I was just putting the last of the ornaments in place when the UPS
truck stopped in front of the house. A very large box, shipped from a
Kansas City department store, was delivered to the door. I signed for
it and brought it inside.

"What on earth?" Mom said.

"Dunno," I replied and began to open it. From his deathbed, dad had
contacted a personal shopper. Orders were given and complied with.
After church on Christmas eve we sat near the tree, opening gifts from
a dead man. The love that conquers death warmed my heart then.

It warms it still.

This is the hope we have - that the Love of God in Christ conquers death and frees us to become the people of God. That in this birth we are renewed in that love.

Children know it - they know that kisses make things well. Even at their worst they can suddenly turn to us and say "I love you." One little boy came to the altar one Christmas with his palms up to receive communion -- he had "I love" on one palm and "You" on the other - all neatly written upside down so it would be readable to the one giving him communion. He knew what it was all about. That's it - simple.

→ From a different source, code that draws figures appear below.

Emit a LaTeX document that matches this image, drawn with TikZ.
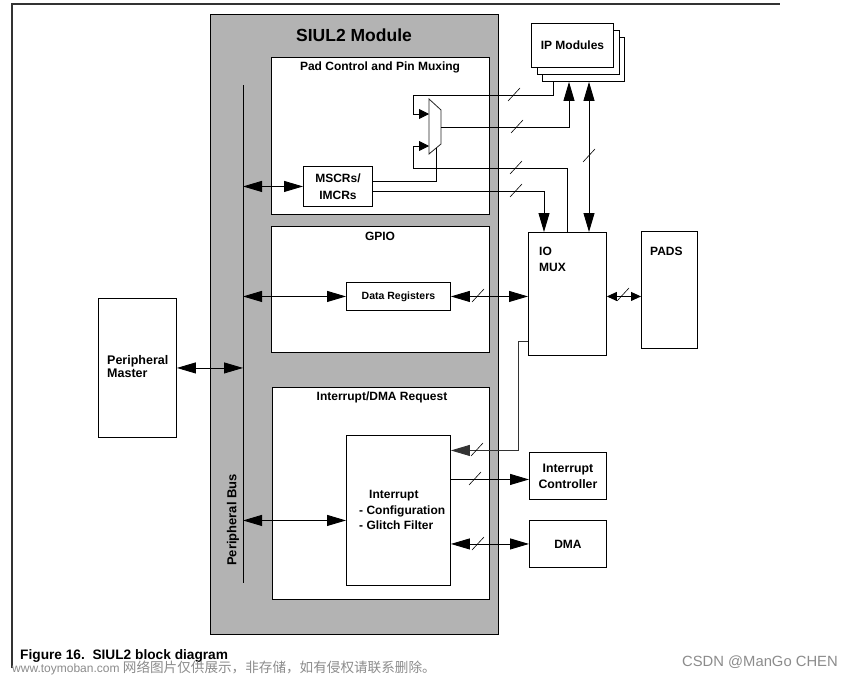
\documentclass[tikz,border=0pt]{standalone}
\usepackage{fontspec}
\setmainfont{Liberation Sans}
\newfontfamily\cjk{Noto Sans CJK SC}
\usetikzlibrary{arrows.meta}
\definecolor{siulgray}{RGB}{179,179,179}
\definecolor{wmgray}{RGB}{140,140,140}
\begin{document}
\begin{tikzpicture}[x=1pt,y=-1pt,
  box/.style={draw, fill=white, line width=0.9pt, inner sep=0pt, anchor=north west},
  lbl/.style={font=\bfseries\fontsize{12}{13}\selectfont, inner sep=0pt},
  conn/.style={line width=0.9pt},
  arr/.style={conn, -{Triangle[length=19pt,width=11pt]}},
  darr/.style={conn, {Triangle[length=19pt,width=11pt]}-{Triangle[length=19pt,width=11pt]}},
  smallarr/.style={conn, -{Triangle[length=10pt,width=10pt]}},
  smalldarr/.style={conn, {Triangle[length=10pt,width=9pt]}-{Triangle[length=10pt,width=9pt]}},
  busslash/.pic={\draw[line width=0.6pt] (-6,6) -- (6,-7);}
]
\useasboundingbox (0,0) rectangle (853,677);
\fill[white] (0,0) rectangle (853,677);

% frame
\draw[line width=1.6pt, black!80] (12,668) -- (12,4) -- (780,4);

% SIUL2 module
\node[box, fill=siulgray, minimum width=288pt, minimum height=620pt] (siul) at (210,14) {};
\node[lbl, font=\bfseries\fontsize{17.5}{19}\selectfont] (siult) at (354,35) {SIUL2 Module};

\node[box, minimum width=218pt, minimum height=157pt] (pad) at (271,57) {};
\node[lbl] (padt) at (380,67) {Pad Control and Pin Muxing};
\node[box, minimum width=218pt, minimum height=126pt] (gpio) at (271,226) {};
\node[lbl] (gpiot) at (380,236) {GPIO};
\node[box, minimum width=217pt, minimum height=212pt] (intr) at (272,387) {};
\node[lbl] (intrt) at (382,397) {Interrupt/DMA Request};

% peripheral bus
\coordinate (bustop) at (243,85);
\coordinate (busbot) at (243,583);
\draw[conn] (bustop) -- (busbot);
\node[lbl, rotate=90, font=\bfseries\fontsize{13}{14}\selectfont] (bust) at (233,520) {Peripheral Bus};

% boxes
\node[box, minimum width=78pt, minimum height=139pt] (pm) at (98,298) {};
\node[lbl, align=left, anchor=west, font=\bfseries\fontsize{12.5}{13}\selectfont] (pmt) at (107,366.5) {Peripheral\\Master};

\node[box, lbl, align=center, font=\bfseries\fontsize{12}{17}\selectfont, minimum width=69pt, minimum height=40pt] (mscr) at (303,166) {MSCRs/\\IMCRs};
\node[box, lbl, font=\bfseries\fontsize{10.5}{12}\selectfont, minimum width=104pt, minimum height=28pt] (dr) at (346,282) {Data Registers};
\node[box, minimum width=104pt, minimum height=150pt] (icfg) at (346,435) {};
\node[lbl, align=left, anchor=west, font=\bfseries\fontsize{12}{15.5}\selectfont] (icfgt) at (359,510) {\hspace*{10pt}Interrupt\\- Configuration\\- Glitch Filter};

\node[box, minimum width=82pt, minimum height=44pt] (ip3) at (542,37) {};
\node[box, minimum width=82pt, minimum height=44pt] (ip2) at (537,30) {};
\node[box, lbl, minimum width=82pt, minimum height=44pt] (ip1) at (531,23) {IP Modules};

\node[box, minimum width=78pt, minimum height=123pt] (iomux) at (528,232) {};
\node[lbl, align=left, anchor=west, font=\bfseries\fontsize{12}{16}\selectfont] (iomuxt) at (539,259) {IO\\MUX};
\node[box, minimum width=56pt, minimum height=117pt] (pads) at (641,231) {};
\node[lbl, anchor=west] (padst) at (650,251) {PADS};
\node[box, lbl, align=center, font=\bfseries\fontsize{12.3}{16}\selectfont, minimum width=77pt, minimum height=47pt] (ic) at (529,452) {Interrupt\\Controller};
\node[box, lbl, minimum width=77pt, minimum height=47pt] (dma) at (529,520) {DMA};

% mux
\draw[line width=0.8pt, black!85] (429,99) -- (441,110) -- (441,144) -- (429,154) -- cycle;
\coordinate (muxin1) at (429,114);
\coordinate (muxin2) at (429,146);
\coordinate (muxout) at (441,127);
\coordinate (muxsel) at (436,148);

% connectors in pad control
\draw[smallarr] ([xshift=11pt]ip3.south west) |- (413,95) |- (muxin1);
\draw[arr] (muxout) -| ([xshift=27pt]ip3.south west);
\draw[smallarr] ([xshift=39pt]iomux.north west) |- (413,168) |- (muxin2);
\draw[conn] (muxsel) |- ([yshift=5pt]mscr.east);
\draw[arr] ([yshift=-5pt]mscr.east) -| ([xshift=16pt]iomux.north west);
\draw[darr] ([xshift=47pt]ip3.south west) -- ([xshift=61pt]iomux.north west);

% bus connectors
\draw[darr] (mscr.west -| bustop) -- (mscr.west);
\draw[darr] (dr.west -| bustop) -- (dr.west);
\draw[darr] ([yshift=-10pt]icfg.west -| bustop) -- ([yshift=-10pt]icfg.west);
\draw[darr] (pm.east) -- (pm.east -| bustop);

% right side connectors
\draw[darr] (dr.east) -- (dr.east -| iomux.west);
\draw[smalldarr] (dr.east -| iomux.east) -- (dr.east -| pads.west);
\draw[arr, black!80] ([yshift=14pt]iomux.south west) -- ++(-10,0) |- ([yshift=60pt]icfg.east);
\draw[arr] ([yshift=-3.5pt]ic.west -| icfg.east) -- ([yshift=-3.5pt]ic.west);
\draw[darr] (dma.west -| icfg.east) -- (dma.west);

% bus width slashes
\pic at (514,95) {busslash};
\pic at (517,127) {busslash};
\pic at (516,168) {busslash};
\pic at (516,191) {busslash};
\pic at (589,156) {busslash};
\pic at (478,296) {busslash};
\pic at (623,295) {busslash};
\pic at (477,450) {busslash};
\pic at (475,479) {busslash};
\pic at (478,544) {busslash};

% caption and marks
\node[anchor=west, inner sep=0pt, font=\bfseries\fontsize{13.7}{14}\selectfont] (cap) at (20,656) {Figure 16.\ \ SIUL2 block diagram};
\node[anchor=west, inner sep=0pt, text=wmgray, font=\fontsize{12}{13}\selectfont] (wm) at (12,668) {www.toymoban.com {\cjk\fontsize{13.6}{14}\selectfont 网络图片仅供展示，非存储，如有侵权请联系删除。}};
\node[anchor=east, inner sep=0pt, text=wmgray, font=\fontsize{14.8}{15}\selectfont] (csdn) at (838,662) {CSDN @ManGo CHEN};
\end{tikzpicture}
\end{document}
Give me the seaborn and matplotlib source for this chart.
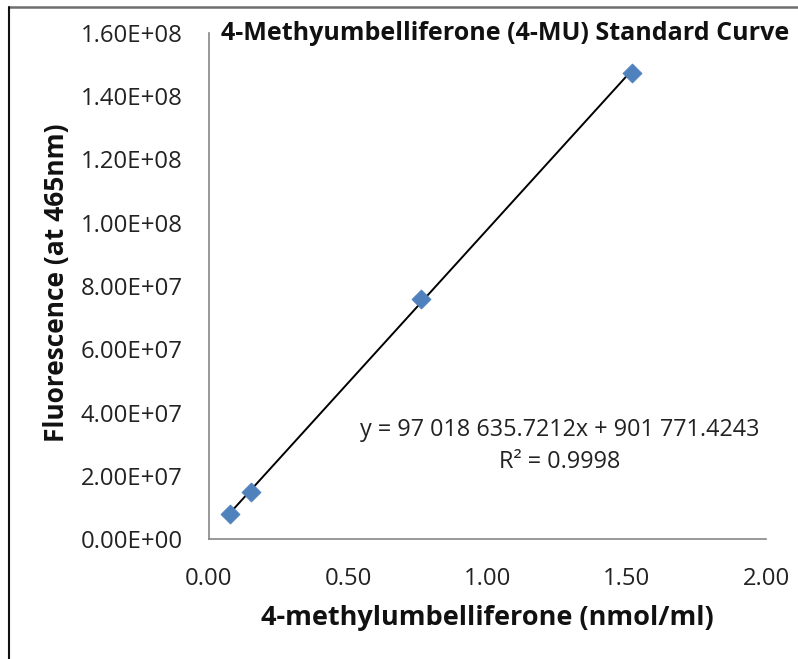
import numpy as np
import pandas as pd
import matplotlib
matplotlib.use("Agg")
import matplotlib.pyplot as plt
from matplotlib.ticker import FuncFormatter, MultipleLocator
from matplotlib.lines import Line2D
import seaborn as sns

# Data
concentration = [0.076, 0.152, 0.76, 1.52]           # nmol/ml
fluorescence = [8.0e6, 1.5e7, 7.6e7, 1.475e8]        # at 465nm
slope = 97018635.7212
intercept = 901771.4243
r_squared = 0.9998
title = "4-Methyumbelliferone (4-MU) Standard Curve"
x_label = "4-methylumbelliferone (nmol/ml)"
y_label = "Fluorescence (at 465nm)"
eq_text = "y = 97 018 635.7212x + 901 771.4243"
r2_text = "R² = 0.9998"

df = pd.DataFrame({"conc": concentration, "fluor": fluorescence})
trend = pd.DataFrame({"conc": [min(concentration), max(concentration)]})
trend["fluor"] = slope * trend["conc"] + intercept

sns.set_theme(style="white")
plt.rcParams["font.family"] = ["Open Sans", "DejaVu Sans"]

W, H = 798, 659
fig = plt.figure(figsize=(W / 100, H / 100), dpi=100)
ax = fig.add_axes([209 / W, 1 - 539 / H, (766 - 209) / W, (539 - 33) / H])

sns.lineplot(data=trend, x="conc", y="fluor", ax=ax, color="black", linewidth=1.4)
sns.scatterplot(data=df, x="conc", y="fluor", ax=ax, marker="D", s=95,
                color="#4F81BD", edgecolor="#4F81BD", linewidth=0.5, zorder=3)

ax.set_xlim(0, 2.0)
ax.set_ylim(0, 1.6e8)
ax.xaxis.set_major_locator(MultipleLocator(0.5))
ax.yaxis.set_major_locator(MultipleLocator(2e7))
ax.xaxis.set_major_formatter(FuncFormatter(lambda v, p: f"{v:.2f}"))
ax.yaxis.set_major_formatter(FuncFormatter(lambda v, p: f"{v:.2E}"))

for side in ["top", "right"]:
    ax.spines[side].set_visible(False)
for side in ["left", "bottom"]:
    ax.spines[side].set_color("#868686")
    ax.spines[side].set_linewidth(1.2)

ax.tick_params(axis="both", which="major", direction="out", length=6, width=1.2,
               color="#868686", labelsize=17.2, labelcolor="#222222")
ax.tick_params(axis="x", pad=14)
ax.tick_params(axis="y", pad=13)
ax.set_xlabel("")
ax.set_ylabel("")

fig.text(505 / W, 1 - 33 / H, title, ha="center", va="center", fontsize=18,
         fontweight="bold", color="#111111")
fig.text(487 / W, 1 - 618 / H, x_label, ha="center", va="center", fontsize=19.5,
         fontweight="bold", color="#111111")
fig.text(57 / W, 1 - 283 / H, y_label, ha="center", va="center", rotation=90,
         fontsize=19, fontweight="bold", color="#111111")
fig.text(560 / W, 1 - 430 / H, eq_text, ha="center", va="center", fontsize=16.8,
         color="#222222")
fig.text(560 / W, 1 - 462 / H, r2_text, ha="center", va="center", fontsize=16.8,
         color="#222222")

# partial frame (top and left)
fig.add_artist(Line2D([9 / W, 1.0], [1 - 7 / H, 1 - 7 / H], transform=fig.transFigure,
                      color="#6e6e6e", linewidth=1.8))
fig.add_artist(Line2D([9 / W, 9 / W], [0, 1 - 7 / H], transform=fig.transFigure,
                      color="#111111", linewidth=1.5))

fig.savefig("out.png", dpi=100)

As Christina Rossetti says in the words to our hymn #84

Love came down at Christmas,
Love all lovely, love divine;
Love was born at Christmas,
Star and angels gave the sign.

Worship we the Godhead,
Love incarnate, love divine;
Worship we our Jesus:
But wherewith for sacred sign?

Love shall be our token,
Love shall be yours and love be mine,
Love to God and neighbor,
Love for plea and gift and sign.

Or as Fra Giovanni, wrote in 1513:
No heaven can come to us unless our hearts can find rest in today…
No peace lies in the future which is not hidden in this present little instant.
Take Peace!
The gloom of the world is but a shadow.
Behind it yet within our reach is Joy.
There is radiance and glory in the darkness,
could we but see and to see we have only to look.
Life is so generous a giver, but we, judging its gifts by their covering,
cast them away as ugly or heavy or hard.
Remove the covering and you will find it a living splendor,
woven in love, by wisdom, with power.
Welcome it, grasp it, and you touch the Angel's hand that brings it to you.
Life is so full of Meaning and Purpose, so full of Beauty -
beneath its covering -
that you will find earth but cloaks your heaven.
Courage then to claim it: that is all!
And so, at this Christmastime, we greet you.
Not quite as the world sends greetings,
but with profound esteem
and with the prayer that for you now and forever,
the day breaks, and the shadows flee away.

So why do we come? We come, once again - to have our hope restored, to enter into another year, to know the One who enters our lives, walks the journey with us, and loves us beyond all knowing.

3 comments:

kehf said...

You made me cry!

Eileen said...

Ann+ - What a beautiful tribute to your dad!

Christmas is a very tough season for lots of people. Birth and death all commingled. Jesus shines the light for those who try to see it - even through the darkest times.

And thanks for checking out my blog. I've added you to my blog roll!

Ann said...

Thanks for reading - it is a story of my friend's dad - but it is an amazing story of father-love.